EXERCISE GOAL
Report, word for word, every line of the material that contains "code".

RECORDS TO USE
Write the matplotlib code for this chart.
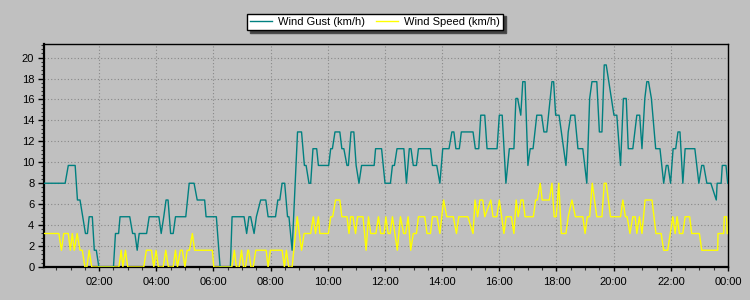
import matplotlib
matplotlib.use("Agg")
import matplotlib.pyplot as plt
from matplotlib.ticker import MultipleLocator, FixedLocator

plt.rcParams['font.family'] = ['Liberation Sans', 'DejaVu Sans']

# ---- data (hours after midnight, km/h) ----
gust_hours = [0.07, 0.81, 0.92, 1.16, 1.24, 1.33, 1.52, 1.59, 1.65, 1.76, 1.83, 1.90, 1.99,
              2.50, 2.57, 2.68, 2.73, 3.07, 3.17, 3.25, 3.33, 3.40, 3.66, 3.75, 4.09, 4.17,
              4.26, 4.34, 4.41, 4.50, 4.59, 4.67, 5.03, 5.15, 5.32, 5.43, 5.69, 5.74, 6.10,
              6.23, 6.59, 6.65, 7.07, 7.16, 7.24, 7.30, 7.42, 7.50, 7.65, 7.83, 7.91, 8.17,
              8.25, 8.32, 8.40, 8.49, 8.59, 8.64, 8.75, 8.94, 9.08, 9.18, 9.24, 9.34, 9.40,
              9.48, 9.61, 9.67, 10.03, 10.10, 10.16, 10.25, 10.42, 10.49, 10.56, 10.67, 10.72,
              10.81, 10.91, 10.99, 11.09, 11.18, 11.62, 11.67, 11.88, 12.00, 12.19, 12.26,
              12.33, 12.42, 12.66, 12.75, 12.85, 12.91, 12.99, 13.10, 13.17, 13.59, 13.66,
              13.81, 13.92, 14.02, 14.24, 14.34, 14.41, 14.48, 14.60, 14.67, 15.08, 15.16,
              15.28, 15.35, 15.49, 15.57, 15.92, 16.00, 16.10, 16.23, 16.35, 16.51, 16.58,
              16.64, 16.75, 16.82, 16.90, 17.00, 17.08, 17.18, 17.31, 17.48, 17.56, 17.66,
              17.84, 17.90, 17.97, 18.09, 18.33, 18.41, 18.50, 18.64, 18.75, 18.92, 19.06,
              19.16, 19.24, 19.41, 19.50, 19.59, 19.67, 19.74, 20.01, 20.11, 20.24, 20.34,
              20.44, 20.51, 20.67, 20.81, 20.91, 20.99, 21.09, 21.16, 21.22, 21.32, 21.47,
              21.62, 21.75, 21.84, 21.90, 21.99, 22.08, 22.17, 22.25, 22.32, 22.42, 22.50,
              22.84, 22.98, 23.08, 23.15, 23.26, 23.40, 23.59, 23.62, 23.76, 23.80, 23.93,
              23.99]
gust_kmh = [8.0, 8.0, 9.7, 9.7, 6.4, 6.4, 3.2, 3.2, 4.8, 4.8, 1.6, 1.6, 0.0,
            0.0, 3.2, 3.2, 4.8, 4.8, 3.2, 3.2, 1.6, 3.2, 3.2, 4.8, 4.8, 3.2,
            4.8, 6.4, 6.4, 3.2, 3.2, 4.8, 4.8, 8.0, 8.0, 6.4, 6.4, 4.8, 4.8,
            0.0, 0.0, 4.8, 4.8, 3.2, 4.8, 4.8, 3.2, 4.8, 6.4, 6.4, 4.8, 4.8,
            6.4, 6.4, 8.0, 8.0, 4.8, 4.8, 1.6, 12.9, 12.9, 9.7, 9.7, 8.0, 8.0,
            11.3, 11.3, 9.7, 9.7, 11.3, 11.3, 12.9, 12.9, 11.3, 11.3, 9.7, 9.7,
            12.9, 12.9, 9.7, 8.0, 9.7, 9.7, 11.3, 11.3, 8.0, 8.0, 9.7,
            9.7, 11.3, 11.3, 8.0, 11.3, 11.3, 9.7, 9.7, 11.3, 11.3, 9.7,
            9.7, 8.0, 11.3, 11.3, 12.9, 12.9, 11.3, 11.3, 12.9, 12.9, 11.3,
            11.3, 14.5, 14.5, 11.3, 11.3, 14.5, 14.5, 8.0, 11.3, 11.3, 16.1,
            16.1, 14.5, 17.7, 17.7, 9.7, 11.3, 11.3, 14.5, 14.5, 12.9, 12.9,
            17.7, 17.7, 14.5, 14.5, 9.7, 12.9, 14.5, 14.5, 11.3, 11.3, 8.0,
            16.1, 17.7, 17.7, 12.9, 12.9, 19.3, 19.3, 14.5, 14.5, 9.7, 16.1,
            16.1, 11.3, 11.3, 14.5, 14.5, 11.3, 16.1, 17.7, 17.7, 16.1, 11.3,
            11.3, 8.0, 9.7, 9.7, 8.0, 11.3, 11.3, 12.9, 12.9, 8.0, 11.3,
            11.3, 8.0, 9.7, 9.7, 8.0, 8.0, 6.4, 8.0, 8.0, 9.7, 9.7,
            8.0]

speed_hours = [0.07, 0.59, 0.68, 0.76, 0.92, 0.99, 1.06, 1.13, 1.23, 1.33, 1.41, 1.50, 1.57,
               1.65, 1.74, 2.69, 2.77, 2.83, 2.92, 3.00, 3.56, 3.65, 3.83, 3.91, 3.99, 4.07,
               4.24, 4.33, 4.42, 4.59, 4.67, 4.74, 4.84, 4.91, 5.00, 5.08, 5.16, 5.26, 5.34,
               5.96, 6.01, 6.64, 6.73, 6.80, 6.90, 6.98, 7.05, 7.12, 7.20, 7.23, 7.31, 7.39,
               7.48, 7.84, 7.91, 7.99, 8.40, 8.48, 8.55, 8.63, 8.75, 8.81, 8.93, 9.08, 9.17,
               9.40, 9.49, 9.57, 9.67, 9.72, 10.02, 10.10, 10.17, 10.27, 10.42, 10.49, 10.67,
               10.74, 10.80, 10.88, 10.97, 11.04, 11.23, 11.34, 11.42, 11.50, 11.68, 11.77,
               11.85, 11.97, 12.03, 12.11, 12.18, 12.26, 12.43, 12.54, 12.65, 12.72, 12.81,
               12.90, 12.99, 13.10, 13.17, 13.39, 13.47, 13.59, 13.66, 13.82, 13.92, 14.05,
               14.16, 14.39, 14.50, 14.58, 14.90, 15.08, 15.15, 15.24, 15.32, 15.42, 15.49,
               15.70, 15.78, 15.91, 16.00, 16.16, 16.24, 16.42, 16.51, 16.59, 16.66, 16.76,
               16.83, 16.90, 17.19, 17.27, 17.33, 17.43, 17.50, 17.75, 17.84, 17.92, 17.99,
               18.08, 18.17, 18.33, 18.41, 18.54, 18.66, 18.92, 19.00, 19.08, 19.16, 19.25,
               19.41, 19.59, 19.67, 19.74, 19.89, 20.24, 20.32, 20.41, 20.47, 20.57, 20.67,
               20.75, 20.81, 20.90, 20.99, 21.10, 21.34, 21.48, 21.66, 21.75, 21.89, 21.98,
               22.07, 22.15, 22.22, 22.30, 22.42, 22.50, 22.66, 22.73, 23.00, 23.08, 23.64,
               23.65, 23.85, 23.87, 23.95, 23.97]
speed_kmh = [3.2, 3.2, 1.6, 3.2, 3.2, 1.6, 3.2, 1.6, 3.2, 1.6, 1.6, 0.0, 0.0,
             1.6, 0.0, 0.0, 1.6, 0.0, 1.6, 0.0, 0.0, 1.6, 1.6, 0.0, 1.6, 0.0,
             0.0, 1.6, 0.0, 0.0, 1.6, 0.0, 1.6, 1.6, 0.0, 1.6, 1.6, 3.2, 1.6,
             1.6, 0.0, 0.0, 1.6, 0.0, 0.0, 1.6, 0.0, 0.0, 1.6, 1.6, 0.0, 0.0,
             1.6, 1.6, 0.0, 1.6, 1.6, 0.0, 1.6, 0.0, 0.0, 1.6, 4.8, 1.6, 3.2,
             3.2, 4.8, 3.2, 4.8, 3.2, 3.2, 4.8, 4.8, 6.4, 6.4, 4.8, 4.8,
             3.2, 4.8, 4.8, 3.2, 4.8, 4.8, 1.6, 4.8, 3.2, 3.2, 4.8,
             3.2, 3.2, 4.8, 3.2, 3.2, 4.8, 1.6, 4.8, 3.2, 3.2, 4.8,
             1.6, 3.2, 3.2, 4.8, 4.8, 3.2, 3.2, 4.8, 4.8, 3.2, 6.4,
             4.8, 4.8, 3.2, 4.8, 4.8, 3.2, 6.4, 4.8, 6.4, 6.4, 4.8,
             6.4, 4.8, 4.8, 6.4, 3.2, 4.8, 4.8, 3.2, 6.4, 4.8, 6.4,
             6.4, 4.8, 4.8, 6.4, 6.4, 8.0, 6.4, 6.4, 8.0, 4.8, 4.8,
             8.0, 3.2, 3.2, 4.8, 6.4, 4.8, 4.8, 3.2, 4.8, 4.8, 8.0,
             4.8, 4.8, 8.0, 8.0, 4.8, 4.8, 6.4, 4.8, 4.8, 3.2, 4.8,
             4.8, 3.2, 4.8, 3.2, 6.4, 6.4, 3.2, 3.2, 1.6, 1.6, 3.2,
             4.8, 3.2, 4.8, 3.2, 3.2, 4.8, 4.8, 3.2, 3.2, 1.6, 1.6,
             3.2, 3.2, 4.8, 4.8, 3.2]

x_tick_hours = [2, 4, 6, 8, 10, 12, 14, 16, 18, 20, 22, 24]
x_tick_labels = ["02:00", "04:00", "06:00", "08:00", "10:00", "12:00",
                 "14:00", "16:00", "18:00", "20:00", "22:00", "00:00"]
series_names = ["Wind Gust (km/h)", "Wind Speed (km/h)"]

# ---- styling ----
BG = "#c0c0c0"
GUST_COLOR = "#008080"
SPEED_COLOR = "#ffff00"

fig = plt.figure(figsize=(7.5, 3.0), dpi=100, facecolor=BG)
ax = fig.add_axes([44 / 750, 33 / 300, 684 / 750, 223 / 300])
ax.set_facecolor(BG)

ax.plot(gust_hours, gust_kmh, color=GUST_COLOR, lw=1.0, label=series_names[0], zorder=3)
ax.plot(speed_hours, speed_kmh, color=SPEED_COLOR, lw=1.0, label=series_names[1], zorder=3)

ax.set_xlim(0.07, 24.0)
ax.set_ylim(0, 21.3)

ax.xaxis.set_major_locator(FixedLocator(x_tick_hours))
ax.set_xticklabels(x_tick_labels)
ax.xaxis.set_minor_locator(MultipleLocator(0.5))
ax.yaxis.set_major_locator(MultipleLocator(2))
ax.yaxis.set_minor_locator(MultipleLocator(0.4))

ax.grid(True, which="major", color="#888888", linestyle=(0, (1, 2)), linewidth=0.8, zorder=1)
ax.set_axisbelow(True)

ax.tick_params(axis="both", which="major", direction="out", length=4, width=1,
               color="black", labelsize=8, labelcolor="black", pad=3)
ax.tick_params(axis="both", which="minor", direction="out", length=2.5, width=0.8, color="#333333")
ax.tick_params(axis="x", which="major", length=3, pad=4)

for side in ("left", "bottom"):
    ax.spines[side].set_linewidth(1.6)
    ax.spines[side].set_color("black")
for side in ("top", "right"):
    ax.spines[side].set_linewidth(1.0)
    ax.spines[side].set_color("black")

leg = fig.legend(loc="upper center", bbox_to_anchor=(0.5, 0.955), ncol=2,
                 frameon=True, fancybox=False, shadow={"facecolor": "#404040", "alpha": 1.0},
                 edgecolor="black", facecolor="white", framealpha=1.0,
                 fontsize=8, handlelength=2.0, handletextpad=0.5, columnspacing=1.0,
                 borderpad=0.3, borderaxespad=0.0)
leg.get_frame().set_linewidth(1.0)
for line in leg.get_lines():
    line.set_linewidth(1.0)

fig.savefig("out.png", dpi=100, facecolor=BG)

...

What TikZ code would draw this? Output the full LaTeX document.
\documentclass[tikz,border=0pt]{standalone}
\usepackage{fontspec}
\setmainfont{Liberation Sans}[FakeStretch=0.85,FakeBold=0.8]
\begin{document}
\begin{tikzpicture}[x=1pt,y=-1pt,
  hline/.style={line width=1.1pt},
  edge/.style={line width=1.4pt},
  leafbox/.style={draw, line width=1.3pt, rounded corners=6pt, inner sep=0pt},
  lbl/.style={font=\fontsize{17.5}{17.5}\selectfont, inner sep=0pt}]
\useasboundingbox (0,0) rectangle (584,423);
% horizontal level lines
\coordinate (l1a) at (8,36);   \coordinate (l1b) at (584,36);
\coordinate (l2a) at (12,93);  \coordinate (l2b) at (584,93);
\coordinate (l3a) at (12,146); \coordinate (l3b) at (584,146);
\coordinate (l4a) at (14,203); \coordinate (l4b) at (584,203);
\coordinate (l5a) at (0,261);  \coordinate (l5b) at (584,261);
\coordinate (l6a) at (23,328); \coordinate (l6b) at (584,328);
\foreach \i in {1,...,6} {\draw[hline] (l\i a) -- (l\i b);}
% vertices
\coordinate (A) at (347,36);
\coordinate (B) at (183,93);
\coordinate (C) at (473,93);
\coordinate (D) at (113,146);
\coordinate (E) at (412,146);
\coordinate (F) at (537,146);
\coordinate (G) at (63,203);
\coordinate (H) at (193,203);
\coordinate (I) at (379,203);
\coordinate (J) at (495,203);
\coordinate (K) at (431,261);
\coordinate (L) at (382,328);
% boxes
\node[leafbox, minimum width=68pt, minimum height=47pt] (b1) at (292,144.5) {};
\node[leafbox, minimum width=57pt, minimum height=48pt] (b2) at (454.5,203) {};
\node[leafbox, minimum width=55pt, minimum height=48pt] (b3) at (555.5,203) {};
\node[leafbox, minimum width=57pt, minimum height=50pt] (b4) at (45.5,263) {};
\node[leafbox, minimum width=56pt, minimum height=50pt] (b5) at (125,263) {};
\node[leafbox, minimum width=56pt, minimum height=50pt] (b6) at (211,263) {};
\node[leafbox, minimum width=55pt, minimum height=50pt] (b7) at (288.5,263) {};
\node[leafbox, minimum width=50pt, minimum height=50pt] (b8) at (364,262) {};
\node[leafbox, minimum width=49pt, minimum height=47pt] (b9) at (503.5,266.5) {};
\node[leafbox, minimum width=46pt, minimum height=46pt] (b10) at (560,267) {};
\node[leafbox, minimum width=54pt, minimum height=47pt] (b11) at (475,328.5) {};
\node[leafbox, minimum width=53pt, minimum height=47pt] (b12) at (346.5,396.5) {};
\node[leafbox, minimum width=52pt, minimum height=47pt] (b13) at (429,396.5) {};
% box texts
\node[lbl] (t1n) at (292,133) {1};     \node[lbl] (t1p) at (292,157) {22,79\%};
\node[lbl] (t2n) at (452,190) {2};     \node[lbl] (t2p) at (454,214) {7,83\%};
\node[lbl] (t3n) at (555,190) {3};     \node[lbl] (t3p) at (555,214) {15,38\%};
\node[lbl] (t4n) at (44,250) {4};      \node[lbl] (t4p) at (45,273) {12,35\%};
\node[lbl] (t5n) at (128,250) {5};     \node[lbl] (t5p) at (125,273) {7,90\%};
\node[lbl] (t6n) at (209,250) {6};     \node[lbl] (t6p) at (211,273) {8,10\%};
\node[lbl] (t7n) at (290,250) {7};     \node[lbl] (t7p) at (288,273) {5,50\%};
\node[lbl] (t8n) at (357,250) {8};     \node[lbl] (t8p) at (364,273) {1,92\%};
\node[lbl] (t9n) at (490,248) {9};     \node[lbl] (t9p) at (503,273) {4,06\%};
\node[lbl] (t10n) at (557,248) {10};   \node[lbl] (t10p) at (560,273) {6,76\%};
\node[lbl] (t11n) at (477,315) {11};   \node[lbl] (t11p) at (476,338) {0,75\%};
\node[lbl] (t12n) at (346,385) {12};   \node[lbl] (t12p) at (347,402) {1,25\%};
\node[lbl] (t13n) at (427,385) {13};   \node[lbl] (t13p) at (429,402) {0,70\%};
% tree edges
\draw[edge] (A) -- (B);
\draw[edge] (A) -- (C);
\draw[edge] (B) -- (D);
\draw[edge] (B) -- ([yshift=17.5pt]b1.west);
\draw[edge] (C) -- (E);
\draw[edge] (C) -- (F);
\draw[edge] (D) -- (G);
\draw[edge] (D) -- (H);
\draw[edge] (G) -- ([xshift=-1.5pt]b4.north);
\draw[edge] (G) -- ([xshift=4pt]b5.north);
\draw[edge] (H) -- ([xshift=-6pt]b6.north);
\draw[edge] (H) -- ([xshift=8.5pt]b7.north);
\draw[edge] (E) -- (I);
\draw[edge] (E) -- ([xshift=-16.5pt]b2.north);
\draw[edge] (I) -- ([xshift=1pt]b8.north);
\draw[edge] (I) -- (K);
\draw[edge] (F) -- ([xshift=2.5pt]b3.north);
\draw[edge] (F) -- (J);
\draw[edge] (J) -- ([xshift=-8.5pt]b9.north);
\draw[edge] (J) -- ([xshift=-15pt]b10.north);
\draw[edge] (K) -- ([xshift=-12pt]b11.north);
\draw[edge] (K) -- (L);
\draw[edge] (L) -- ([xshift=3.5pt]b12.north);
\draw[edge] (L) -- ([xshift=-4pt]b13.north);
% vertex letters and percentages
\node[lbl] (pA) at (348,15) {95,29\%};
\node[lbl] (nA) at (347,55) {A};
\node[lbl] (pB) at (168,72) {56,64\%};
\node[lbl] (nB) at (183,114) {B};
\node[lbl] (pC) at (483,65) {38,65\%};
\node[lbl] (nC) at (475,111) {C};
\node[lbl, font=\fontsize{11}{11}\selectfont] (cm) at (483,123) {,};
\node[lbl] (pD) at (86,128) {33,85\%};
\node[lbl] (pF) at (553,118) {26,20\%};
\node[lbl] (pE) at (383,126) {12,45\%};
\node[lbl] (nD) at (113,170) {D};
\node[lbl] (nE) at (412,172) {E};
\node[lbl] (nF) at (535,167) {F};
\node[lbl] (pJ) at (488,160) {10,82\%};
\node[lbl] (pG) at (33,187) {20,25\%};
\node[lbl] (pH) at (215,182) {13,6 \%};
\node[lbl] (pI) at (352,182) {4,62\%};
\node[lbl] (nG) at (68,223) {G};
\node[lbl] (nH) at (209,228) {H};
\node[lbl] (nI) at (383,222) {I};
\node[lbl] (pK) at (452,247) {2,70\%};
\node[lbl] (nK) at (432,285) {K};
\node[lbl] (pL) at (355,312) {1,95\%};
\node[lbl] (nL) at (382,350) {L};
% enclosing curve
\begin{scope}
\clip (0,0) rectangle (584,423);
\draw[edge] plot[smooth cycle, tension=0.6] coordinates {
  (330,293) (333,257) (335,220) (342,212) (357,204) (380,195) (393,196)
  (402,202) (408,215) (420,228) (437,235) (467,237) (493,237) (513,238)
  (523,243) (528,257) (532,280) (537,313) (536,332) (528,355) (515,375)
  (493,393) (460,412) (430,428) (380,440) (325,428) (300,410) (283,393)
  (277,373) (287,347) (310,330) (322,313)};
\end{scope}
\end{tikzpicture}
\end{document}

==

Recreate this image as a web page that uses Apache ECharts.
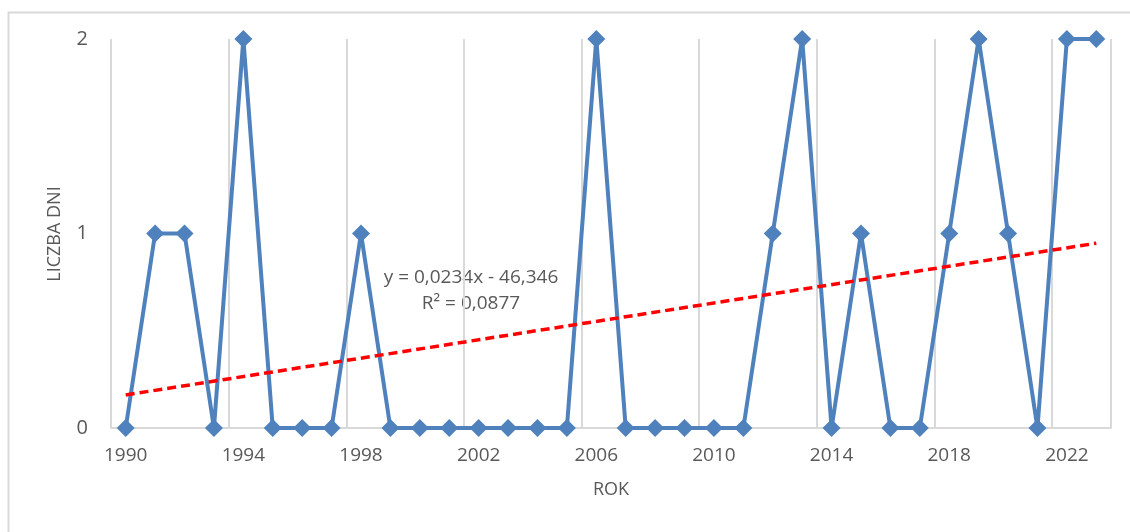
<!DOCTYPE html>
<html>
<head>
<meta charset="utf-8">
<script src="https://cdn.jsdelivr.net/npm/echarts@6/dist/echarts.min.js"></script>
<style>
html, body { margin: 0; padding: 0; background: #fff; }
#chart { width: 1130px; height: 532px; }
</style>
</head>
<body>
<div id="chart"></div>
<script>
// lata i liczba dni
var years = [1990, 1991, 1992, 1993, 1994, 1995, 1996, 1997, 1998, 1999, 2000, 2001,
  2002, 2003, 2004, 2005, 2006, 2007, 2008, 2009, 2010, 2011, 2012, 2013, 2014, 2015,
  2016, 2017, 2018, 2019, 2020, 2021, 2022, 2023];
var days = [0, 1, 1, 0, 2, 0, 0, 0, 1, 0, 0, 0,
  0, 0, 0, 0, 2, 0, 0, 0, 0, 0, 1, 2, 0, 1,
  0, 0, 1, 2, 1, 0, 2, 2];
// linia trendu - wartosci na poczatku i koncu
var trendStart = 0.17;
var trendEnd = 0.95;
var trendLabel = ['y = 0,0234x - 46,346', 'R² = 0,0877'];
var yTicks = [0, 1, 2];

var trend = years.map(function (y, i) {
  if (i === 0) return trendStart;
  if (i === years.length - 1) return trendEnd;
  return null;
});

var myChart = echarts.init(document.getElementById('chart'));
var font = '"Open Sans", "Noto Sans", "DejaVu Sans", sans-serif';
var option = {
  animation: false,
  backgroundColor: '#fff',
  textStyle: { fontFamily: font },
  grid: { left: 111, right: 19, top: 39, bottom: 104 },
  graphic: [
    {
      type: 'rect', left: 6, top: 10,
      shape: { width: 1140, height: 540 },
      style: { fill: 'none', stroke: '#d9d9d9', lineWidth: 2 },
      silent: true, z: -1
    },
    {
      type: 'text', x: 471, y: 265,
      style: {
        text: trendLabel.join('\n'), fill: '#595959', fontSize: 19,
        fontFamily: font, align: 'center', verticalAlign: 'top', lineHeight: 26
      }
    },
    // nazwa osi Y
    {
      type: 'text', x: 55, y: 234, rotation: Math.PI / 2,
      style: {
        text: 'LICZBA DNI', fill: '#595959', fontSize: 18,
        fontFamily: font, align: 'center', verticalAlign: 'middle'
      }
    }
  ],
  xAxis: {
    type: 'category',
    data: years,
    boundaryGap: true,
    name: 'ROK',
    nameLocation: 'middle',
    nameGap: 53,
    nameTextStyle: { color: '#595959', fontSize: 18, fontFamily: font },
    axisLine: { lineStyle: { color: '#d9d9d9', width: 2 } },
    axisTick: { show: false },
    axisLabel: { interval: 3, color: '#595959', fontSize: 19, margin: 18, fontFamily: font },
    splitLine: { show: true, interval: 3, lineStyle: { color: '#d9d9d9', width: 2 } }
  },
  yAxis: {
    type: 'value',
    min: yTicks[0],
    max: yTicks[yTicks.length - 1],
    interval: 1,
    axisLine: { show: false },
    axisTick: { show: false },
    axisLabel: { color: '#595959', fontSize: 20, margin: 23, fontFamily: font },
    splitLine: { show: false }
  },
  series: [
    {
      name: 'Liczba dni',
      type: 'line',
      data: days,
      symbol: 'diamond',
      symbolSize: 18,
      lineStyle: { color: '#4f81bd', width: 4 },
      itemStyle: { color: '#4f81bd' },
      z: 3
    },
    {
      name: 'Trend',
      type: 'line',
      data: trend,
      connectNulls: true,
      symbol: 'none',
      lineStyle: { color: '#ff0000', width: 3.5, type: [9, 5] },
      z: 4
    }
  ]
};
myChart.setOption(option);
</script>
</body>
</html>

ANSWER TO THE PROBLEM
Write the matplotlib code for this chart.
What TikZ code would draw this? Output the full LaTeX document.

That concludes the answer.